# Here'a a picture of some of my favorite slot cars



## micyou03 (Apr 8, 2003)

1/43rd Slot Cars that is. Many of these are customs and a bunch are as bought. The thing that is great about these is that the most expensive ones cost $12.99 new.


----------



## boss9 (Apr 19, 2002)

What a nice bunch! 

I see a blue SSR in there.. but no yellow one?

Oh, Boo-Hoo-Hoo! The shame of it all!  

I knew it…not up to snuff. Boo-Hoo-Hoo!  

I’m off to take several hand controllers, make a noose, and hang myself from a beam…..

Boo-Hoo-Hoo  


(Still a great collection, Mike!)

Cheers..


----------



## WesJY (Mar 4, 2004)

I see the red car near the keyboard what kind of it?? I mean brand and model. Is it a barracuda? 

You have nice looking cars there! :thumbsup:


Wes


----------



## micyou03 (Apr 8, 2003)

WesJY said:


> I see the red car near the keyboard what kind of it?? I mean brand and model. Is it a barracuda?
> 
> You have nice looking cars there! :thumbsup:
> 
> ...


Its an AMT 1/43rd Torino Model on a Carrera Go!!! chassis. That Red Porsche 935 next to it is my favorite of all.


----------



## WesJY (Mar 4, 2004)

micyou03 said:


> Its an AMT 1/43rd Torino Model on a Carrera Go!!! chassis. That Red Porsche 935 next to it is my favorite of all.

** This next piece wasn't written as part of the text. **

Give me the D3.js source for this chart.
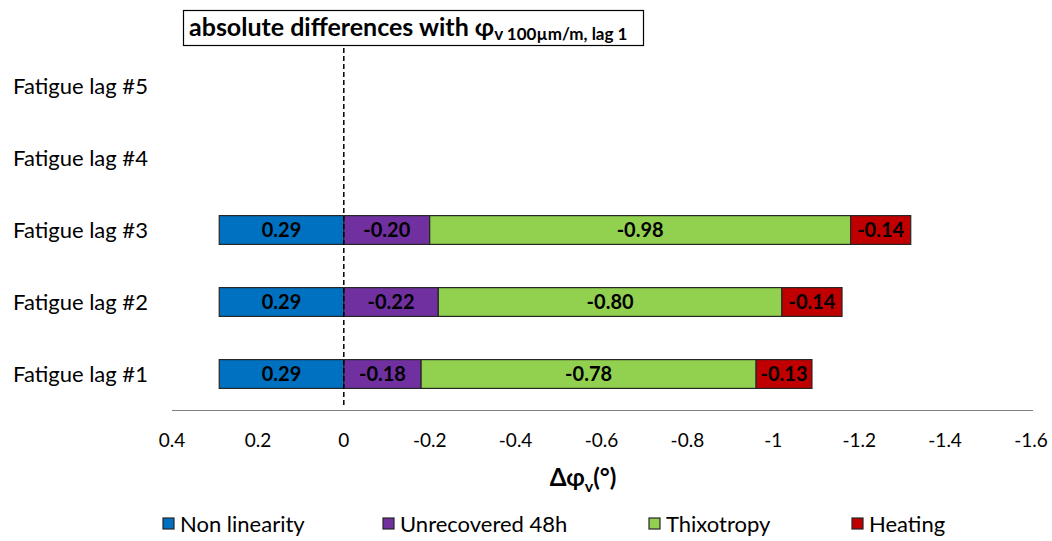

ahhh I always get confused by the look of it. (torino and 68 barracuda) they almost look the same. Yeah I remember that coke (porsche) thats one nice looking porsche! 

Wes


----------



## roadrner (Jul 21, 1999)

Some sweet lookers. Didn't think that you could get that many styles in that scale.
:thumbsup: rr


----------



## micyou03 (Apr 8, 2003)

roadrner said:


> Some sweet lookers. Didn't think that you could get that many styles in that scale.
> :thumbsup: rr


Thanks, that's my point. There is a lot of cool stuff out there for this scale.


----------



## Sundance (May 5, 2003)

You owe me a new keyboard! I doodled all over It and shorted it out. LOL Great bunch of cars. Where did you get the old coupe, the 55 , the gassers ,Superbird and the GT 40s? I would love to get my hands on them . Sundance


----------



## micyou03 (Apr 8, 2003)

The old coupe is a custom I got the body at Dollar Tree. Same with the 55 (if your talking about the green one its a 57'. The Willys are Roger Corrie resin casts as is the GT40 and yellow Ferrari, and the Superbird (I beleive is a Daytona) is a 1/43rd Plastic piece from Legends of Racing series. There are 12 cars in the LoR set. I think I have 6 of them. I've only mounted the Daytona so far.


----------



## car guy (Nov 22, 2003)

Gotta say, I didn't know that there were so many out there either. I like the bigger scale too, more detail.....it's a good thing.

Very nice!!


----------



## Sundance (May 5, 2003)

Thanks for the info, ideas are just a jumping in my head. 
:wave: Sundance


----------



## AfxToo (Aug 29, 2003)

Wow! You have quite the impressive stable of 1:43 iron. Made me do a double take. The track and scenery looks very well done. Maybe there really something to this tweener scale after all.............


----------



## zanza (Sep 23, 2005)

Yeah really nice stable and scenery, good work Mike

By the way here is a LINK to a 1/43 scale collector who own 2000+ cars.... A lot of them are just variations of colors for the same model in fact, but 2000 cars, WOW


----------



## WesJY (Mar 4, 2004)

zanza said:


> Yeah really nice stable and scenery, good work Mike
> 
> By the way here is a LINK to a 1/43 scale collector who own 2000+ cars.... A lot of them are just variations of colors for the same model in fact, but 2000 cars, WOW


2000???!!! all i can say "WWHOOOAAA!!" 

Wes


----------



## roadrner (Jul 21, 1999)

*WoW...........*

Lot of potential for customs. Great collection! :thumbsup" rr


----------



## micyou03 (Apr 8, 2003)

boss9 said:


> What a nice bunch!
> 
> I see a blue SSR in there.. but no yellow one?
> 
> ...


The only reason the Yellow SSR Lemonator isn't there is because I have it displayed here at work. It is a real conversation starter. I have learned that ther are a couple train people here since I put it out. Don't feel bad the one you did is great. I still have to post a picture of the front suspension.


----------



## Slott V (Feb 3, 2005)

That is the most 1/43 scale cars I've ever seen in one place! :thumbsup:


----------